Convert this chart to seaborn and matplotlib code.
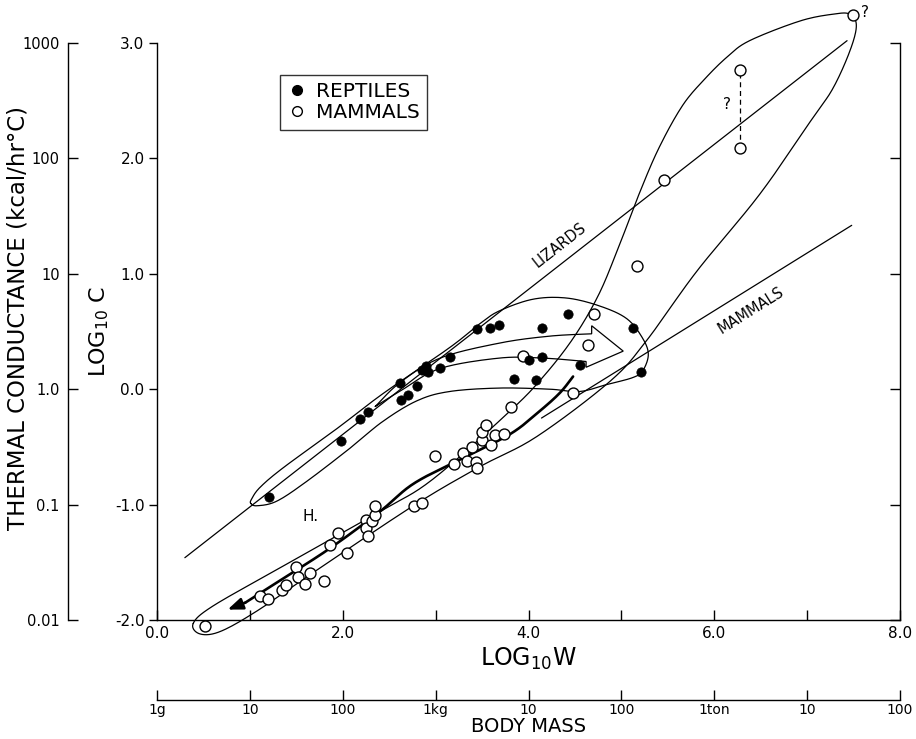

----------

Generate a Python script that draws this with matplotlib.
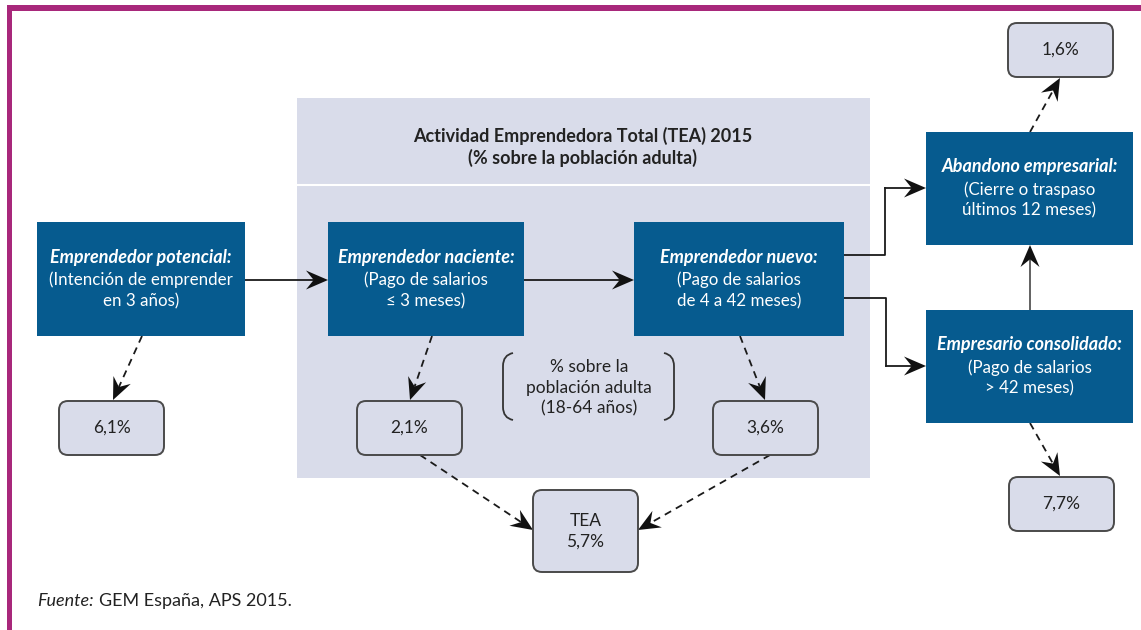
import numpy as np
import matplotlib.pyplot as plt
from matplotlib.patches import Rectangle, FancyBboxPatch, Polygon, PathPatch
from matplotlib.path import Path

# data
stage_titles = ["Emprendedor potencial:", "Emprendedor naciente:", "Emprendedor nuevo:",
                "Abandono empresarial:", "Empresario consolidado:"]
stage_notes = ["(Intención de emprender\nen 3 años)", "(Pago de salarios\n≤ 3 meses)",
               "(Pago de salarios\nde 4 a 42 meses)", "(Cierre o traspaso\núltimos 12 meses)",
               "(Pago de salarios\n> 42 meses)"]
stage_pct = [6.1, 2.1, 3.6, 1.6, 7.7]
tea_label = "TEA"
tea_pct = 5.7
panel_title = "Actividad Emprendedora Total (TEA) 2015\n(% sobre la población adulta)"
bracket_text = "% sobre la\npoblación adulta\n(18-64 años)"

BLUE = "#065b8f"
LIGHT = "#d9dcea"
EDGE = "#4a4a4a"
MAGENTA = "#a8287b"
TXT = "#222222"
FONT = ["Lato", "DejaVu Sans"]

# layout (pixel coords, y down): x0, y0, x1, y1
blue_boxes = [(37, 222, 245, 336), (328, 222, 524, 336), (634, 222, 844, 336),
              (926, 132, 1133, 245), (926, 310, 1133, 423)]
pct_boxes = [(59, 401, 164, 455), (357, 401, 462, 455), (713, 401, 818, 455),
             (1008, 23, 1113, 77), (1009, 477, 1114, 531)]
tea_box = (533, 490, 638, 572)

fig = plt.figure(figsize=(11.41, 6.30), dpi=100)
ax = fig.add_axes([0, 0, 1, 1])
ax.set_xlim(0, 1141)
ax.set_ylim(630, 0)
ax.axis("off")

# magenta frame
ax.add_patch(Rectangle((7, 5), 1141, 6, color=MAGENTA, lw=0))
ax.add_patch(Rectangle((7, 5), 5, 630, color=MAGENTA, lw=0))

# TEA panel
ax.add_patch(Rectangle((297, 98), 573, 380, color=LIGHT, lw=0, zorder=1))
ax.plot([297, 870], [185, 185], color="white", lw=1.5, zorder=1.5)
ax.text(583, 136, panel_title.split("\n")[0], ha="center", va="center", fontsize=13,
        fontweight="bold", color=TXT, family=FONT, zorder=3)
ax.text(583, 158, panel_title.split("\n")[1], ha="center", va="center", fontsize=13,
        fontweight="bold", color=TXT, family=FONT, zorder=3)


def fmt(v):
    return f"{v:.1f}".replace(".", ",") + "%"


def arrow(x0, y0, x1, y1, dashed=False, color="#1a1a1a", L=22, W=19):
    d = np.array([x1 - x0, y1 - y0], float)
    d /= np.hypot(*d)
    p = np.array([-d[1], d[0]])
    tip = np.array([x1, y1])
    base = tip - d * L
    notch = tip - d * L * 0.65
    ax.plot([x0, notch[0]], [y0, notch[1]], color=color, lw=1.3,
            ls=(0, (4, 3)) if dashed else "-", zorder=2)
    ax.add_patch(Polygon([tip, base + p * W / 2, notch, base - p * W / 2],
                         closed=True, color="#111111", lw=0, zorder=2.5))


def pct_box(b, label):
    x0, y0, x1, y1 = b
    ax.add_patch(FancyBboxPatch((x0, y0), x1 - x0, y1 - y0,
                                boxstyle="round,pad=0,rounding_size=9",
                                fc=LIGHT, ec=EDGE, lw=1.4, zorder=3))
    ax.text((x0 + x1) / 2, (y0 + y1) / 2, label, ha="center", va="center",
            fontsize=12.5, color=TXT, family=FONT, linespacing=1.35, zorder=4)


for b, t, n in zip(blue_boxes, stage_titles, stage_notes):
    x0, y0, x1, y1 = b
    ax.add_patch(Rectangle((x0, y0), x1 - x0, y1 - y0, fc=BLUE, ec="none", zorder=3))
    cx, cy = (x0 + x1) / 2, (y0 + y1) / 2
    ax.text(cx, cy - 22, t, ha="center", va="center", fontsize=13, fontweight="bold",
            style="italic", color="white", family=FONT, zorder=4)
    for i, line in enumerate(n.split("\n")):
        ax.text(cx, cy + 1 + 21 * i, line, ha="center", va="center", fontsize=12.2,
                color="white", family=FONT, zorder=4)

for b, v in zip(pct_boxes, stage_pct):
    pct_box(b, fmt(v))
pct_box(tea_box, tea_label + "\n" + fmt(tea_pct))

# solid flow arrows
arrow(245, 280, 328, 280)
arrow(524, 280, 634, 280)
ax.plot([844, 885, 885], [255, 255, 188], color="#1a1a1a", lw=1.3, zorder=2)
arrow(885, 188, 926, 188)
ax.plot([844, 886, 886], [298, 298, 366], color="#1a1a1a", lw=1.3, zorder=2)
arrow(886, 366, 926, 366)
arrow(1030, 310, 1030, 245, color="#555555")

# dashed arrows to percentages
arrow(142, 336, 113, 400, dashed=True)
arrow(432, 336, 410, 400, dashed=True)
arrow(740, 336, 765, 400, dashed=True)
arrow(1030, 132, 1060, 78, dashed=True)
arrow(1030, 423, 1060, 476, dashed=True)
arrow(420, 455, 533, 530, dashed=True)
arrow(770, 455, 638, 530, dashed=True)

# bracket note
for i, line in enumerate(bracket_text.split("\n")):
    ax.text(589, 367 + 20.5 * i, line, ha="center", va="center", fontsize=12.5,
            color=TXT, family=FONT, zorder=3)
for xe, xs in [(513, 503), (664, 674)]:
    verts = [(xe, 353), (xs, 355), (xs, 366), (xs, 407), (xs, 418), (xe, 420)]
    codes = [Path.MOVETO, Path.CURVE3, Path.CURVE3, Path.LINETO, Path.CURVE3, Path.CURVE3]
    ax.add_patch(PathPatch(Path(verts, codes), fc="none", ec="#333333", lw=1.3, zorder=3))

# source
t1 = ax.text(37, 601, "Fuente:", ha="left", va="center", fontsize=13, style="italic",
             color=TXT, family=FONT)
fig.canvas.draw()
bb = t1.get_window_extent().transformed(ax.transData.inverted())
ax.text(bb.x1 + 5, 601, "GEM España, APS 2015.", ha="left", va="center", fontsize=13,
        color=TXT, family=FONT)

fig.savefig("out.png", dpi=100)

----------

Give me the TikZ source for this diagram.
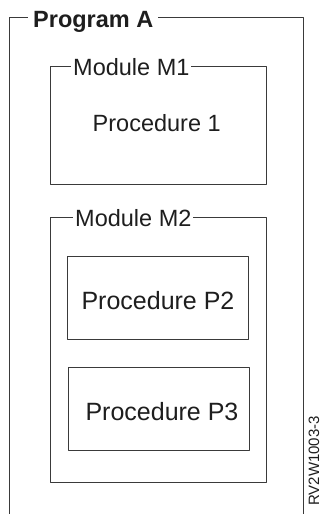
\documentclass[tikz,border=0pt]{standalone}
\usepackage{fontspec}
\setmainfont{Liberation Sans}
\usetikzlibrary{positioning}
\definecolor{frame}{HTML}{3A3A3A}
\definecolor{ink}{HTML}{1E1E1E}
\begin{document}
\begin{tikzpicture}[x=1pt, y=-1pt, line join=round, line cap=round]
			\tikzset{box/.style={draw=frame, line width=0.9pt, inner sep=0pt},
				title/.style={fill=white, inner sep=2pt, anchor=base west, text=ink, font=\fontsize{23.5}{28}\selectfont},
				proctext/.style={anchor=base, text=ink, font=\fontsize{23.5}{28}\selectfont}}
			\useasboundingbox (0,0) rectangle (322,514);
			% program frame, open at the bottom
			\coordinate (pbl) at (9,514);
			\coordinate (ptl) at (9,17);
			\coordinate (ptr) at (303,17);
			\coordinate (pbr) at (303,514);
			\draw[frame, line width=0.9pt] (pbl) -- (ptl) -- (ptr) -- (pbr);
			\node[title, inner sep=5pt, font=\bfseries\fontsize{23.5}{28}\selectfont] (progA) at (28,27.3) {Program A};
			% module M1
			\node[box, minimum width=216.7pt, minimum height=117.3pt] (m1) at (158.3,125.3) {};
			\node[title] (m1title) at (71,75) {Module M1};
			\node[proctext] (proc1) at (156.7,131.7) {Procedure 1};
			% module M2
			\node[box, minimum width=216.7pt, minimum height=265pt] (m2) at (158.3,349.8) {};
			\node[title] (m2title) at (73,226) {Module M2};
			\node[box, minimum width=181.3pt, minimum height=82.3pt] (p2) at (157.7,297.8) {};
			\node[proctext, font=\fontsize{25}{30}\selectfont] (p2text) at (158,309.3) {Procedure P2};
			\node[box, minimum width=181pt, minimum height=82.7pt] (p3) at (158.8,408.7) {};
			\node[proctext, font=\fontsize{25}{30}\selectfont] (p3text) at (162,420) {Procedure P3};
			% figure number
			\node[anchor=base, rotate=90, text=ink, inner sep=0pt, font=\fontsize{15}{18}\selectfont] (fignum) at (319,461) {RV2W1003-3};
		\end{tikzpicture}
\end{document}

----------

Problem statement:
Pictures are not part of the copy. Write out only the lines from the one containing "Generate a Python" through the one containing "ax.add_patch(Rectangle((7, 5), 5, 630, color=MAGENTA, lw=0))", exactly as they stand, both included.

Solution:
Generate a Python script that draws this with matplotlib.
import numpy as np
import matplotlib.pyplot as plt
from matplotlib.patches import Rectangle, FancyBboxPatch, Polygon, PathPatch
from matplotlib.path import Path

# data
stage_titles = ["Emprendedor potencial:", "Emprendedor naciente:", "Emprendedor nuevo:",
                "Abandono empresarial:", "Empresario consolidado:"]
stage_notes = ["(Intención de emprender\nen 3 años)", "(Pago de salarios\n≤ 3 meses)",
               "(Pago de salarios\nde 4 a 42 meses)", "(Cierre o traspaso\núltimos 12 meses)",
               "(Pago de salarios\n> 42 meses)"]
stage_pct = [6.1, 2.1, 3.6, 1.6, 7.7]
tea_label = "TEA"
tea_pct = 5.7
panel_title = "Actividad Emprendedora Total (TEA) 2015\n(% sobre la población adulta)"
bracket_text = "% sobre la\npoblación adulta\n(18-64 años)"

BLUE = "#065b8f"
LIGHT = "#d9dcea"
EDGE = "#4a4a4a"
MAGENTA = "#a8287b"
TXT = "#222222"
FONT = ["Lato", "DejaVu Sans"]

# layout (pixel coords, y down): x0, y0, x1, y1
blue_boxes = [(37, 222, 245, 336), (328, 222, 524, 336), (634, 222, 844, 336),
              (926, 132, 1133, 245), (926, 310, 1133, 423)]
pct_boxes = [(59, 401, 164, 455), (357, 401, 462, 455), (713, 401, 818, 455),
             (1008, 23, 1113, 77), (1009, 477, 1114, 531)]
tea_box = (533, 490, 638, 572)

fig = plt.figure(figsize=(11.41, 6.30), dpi=100)
ax = fig.add_axes([0, 0, 1, 1])
ax.set_xlim(0, 1141)
ax.set_ylim(630, 0)
ax.axis("off")

# magenta frame
ax.add_patch(Rectangle((7, 5), 1141, 6, color=MAGENTA, lw=0))
ax.add_patch(Rectangle((7, 5), 5, 630, color=MAGENTA, lw=0))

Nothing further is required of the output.